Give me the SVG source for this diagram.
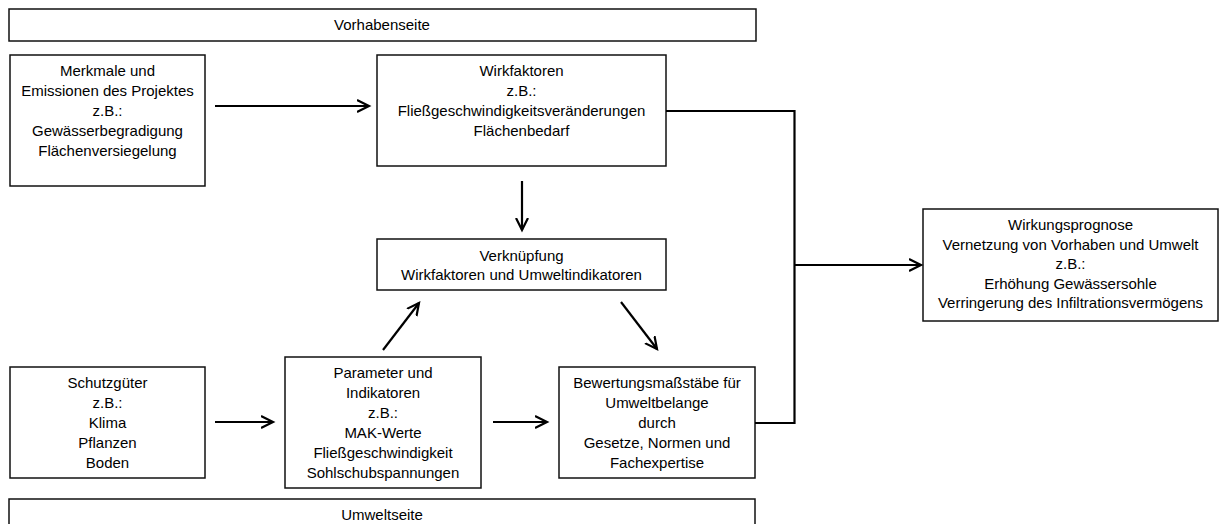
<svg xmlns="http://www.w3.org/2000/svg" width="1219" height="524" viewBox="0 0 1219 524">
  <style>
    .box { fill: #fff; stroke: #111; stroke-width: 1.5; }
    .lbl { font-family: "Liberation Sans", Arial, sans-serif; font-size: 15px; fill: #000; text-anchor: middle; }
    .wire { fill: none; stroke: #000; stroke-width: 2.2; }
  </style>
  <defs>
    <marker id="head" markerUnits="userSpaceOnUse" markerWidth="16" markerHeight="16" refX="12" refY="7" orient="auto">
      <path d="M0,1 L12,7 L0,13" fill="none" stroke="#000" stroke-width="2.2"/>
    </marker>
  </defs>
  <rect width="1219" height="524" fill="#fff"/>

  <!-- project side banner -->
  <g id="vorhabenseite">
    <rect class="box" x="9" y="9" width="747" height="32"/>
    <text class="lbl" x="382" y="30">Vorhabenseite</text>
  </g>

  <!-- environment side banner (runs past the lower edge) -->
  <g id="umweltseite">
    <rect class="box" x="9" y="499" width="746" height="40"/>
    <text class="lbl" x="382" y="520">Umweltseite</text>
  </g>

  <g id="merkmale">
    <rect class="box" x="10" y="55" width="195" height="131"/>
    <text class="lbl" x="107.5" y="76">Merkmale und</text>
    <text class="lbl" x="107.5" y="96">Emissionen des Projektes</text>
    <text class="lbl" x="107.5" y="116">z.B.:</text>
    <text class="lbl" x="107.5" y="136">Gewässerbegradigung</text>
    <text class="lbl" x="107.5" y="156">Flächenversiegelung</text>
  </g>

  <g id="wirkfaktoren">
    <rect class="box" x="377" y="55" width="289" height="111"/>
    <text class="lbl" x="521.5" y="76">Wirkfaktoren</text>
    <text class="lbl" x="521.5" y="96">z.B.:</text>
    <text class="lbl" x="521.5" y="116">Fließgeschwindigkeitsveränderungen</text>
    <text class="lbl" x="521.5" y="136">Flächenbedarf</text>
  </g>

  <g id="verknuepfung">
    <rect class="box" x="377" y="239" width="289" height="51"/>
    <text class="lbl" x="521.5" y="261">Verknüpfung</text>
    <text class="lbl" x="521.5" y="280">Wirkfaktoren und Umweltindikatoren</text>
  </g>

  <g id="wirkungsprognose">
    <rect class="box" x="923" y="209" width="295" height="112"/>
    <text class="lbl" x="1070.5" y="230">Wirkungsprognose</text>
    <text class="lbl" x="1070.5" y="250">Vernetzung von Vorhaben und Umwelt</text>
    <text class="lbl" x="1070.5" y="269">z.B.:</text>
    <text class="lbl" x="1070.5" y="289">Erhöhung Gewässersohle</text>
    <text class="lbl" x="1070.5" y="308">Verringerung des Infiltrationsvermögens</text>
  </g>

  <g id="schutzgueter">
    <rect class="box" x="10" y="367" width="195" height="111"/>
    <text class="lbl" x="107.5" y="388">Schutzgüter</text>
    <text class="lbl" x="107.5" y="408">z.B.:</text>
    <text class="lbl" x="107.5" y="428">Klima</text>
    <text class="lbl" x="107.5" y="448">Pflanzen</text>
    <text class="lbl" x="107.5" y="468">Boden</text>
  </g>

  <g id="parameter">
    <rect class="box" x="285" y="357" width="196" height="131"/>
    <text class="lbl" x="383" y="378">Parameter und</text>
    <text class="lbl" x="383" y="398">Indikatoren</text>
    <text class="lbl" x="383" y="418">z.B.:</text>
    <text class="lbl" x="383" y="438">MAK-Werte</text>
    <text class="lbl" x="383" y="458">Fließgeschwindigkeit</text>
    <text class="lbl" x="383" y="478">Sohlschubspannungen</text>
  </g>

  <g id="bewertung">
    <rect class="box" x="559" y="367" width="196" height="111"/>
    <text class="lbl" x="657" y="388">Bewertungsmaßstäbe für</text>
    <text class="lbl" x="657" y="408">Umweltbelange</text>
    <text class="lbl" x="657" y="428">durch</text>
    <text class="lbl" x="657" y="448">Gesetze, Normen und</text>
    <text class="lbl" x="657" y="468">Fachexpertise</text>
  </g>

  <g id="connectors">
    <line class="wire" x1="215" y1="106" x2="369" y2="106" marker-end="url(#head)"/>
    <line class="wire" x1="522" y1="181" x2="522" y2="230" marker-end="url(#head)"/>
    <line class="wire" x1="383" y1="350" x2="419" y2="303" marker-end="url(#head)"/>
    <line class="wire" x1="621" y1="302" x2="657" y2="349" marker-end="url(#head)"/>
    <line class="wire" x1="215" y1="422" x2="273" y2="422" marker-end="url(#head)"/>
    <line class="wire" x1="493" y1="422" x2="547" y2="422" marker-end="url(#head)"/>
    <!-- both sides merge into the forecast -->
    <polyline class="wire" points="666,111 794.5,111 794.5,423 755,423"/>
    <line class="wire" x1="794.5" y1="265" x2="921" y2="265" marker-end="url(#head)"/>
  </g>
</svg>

_____

THE PROBLEM | Return the full material word for word. Do not include the pictures.

EXERCISE OUTPUT |
Give me the SVG source for this diagram.
<svg xmlns="http://www.w3.org/2000/svg" width="1219" height="524" viewBox="0 0 1219 524">
  <style>
    .box { fill: #fff; stroke: #111; stroke-width: 1.5; }
    .lbl { font-family: "Liberation Sans", Arial, sans-serif; font-size: 15px; fill: #000; text-anchor: middle; }
    .wire { fill: none; stroke: #000; stroke-width: 2.2; }
  </style>
  <defs>
    <marker id="head" markerUnits="userSpaceOnUse" markerWidth="16" markerHeight="16" refX="12" refY="7" orient="auto">
      <path d="M0,1 L12,7 L0,13" fill="none" stroke="#000" stroke-width="2.2"/>
    </marker>
  </defs>
  <rect width="1219" height="524" fill="#fff"/>

  <!-- project side banner -->
  <g id="vorhabenseite">
    <rect class="box" x="9" y="9" width="747" height="32"/>
    <text class="lbl" x="382" y="30">Vorhabenseite</text>
  </g>

  <!-- environment side banner (runs past the lower edge) -->
  <g id="umweltseite">
    <rect class="box" x="9" y="499" width="746" height="40"/>
    <text class="lbl" x="382" y="520">Umweltseite</text>
  </g>

  <g id="merkmale">
    <rect class="box" x="10" y="55" width="195" height="131"/>
    <text class="lbl" x="107.5" y="76">Merkmale und</text>
    <text class="lbl" x="107.5" y="96">Emissionen des Projektes</text>
    <text class="lbl" x="107.5" y="116">z.B.:</text>
    <text class="lbl" x="107.5" y="136">Gewässerbegradigung</text>
    <text class="lbl" x="107.5" y="156">Flächenversiegelung</text>
  </g>

  <g id="wirkfaktoren">
    <rect class="box" x="377" y="55" width="289" height="111"/>
    <text class="lbl" x="521.5" y="76">Wirkfaktoren</text>
    <text class="lbl" x="521.5" y="96">z.B.:</text>
    <text class="lbl" x="521.5" y="116">Fließgeschwindigkeitsveränderungen</text>
    <text class="lbl" x="521.5" y="136">Flächenbedarf</text>
  </g>

  <g id="verknuepfung">
    <rect class="box" x="377" y="239" width="289" height="51"/>
    <text class="lbl" x="521.5" y="261">Verknüpfung</text>
    <text class="lbl" x="521.5" y="280">Wirkfaktoren und Umweltindikatoren</text>
  </g>

  <g id="wirkungsprognose">
    <rect class="box" x="923" y="209" width="295" height="112"/>
    <text class="lbl" x="1070.5" y="230">Wirkungsprognose</text>
    <text class="lbl" x="1070.5" y="250">Vernetzung von Vorhaben und Umwelt</text>
    <text class="lbl" x="1070.5" y="269">z.B.:</text>
    <text class="lbl" x="1070.5" y="289">Erhöhung Gewässersohle</text>
    <text class="lbl" x="1070.5" y="308">Verringerung des Infiltrationsvermögens</text>
  </g>

  <g id="schutzgueter">
    <rect class="box" x="10" y="367" width="195" height="111"/>
    <text class="lbl" x="107.5" y="388">Schutzgüter</text>
    <text class="lbl" x="107.5" y="408">z.B.:</text>
    <text class="lbl" x="107.5" y="428">Klima</text>
    <text class="lbl" x="107.5" y="448">Pflanzen</text>
    <text class="lbl" x="107.5" y="468">Boden</text>
  </g>

  <g id="parameter">
    <rect class="box" x="285" y="357" width="196" height="131"/>
    <text class="lbl" x="383" y="378">Parameter und</text>
    <text class="lbl" x="383" y="398">Indikatoren</text>
    <text class="lbl" x="383" y="418">z.B.:</text>
    <text class="lbl" x="383" y="438">MAK-Werte</text>
    <text class="lbl" x="383" y="458">Fließgeschwindigkeit</text>
    <text class="lbl" x="383" y="478">Sohlschubspannungen</text>
  </g>

  <g id="bewertung">
    <rect class="box" x="559" y="367" width="196" height="111"/>
    <text class="lbl" x="657" y="388">Bewertungsmaßstäbe für</text>
    <text class="lbl" x="657" y="408">Umweltbelange</text>
    <text class="lbl" x="657" y="428">durch</text>
    <text class="lbl" x="657" y="448">Gesetze, Normen und</text>
    <text class="lbl" x="657" y="468">Fachexpertise</text>
  </g>

  <g id="connectors">
    <line class="wire" x1="215" y1="106" x2="369" y2="106" marker-end="url(#head)"/>
    <line class="wire" x1="522" y1="181" x2="522" y2="230" marker-end="url(#head)"/>
    <line class="wire" x1="383" y1="350" x2="419" y2="303" marker-end="url(#head)"/>
    <line class="wire" x1="621" y1="302" x2="657" y2="349" marker-end="url(#head)"/>
    <line class="wire" x1="215" y1="422" x2="273" y2="422" marker-end="url(#head)"/>
    <line class="wire" x1="493" y1="422" x2="547" y2="422" marker-end="url(#head)"/>
    <!-- both sides merge into the forecast -->
    <polyline class="wire" points="666,111 794.5,111 794.5,423 755,423"/>
    <line class="wire" x1="794.5" y1="265" x2="921" y2="265" marker-end="url(#head)"/>
  </g>
</svg>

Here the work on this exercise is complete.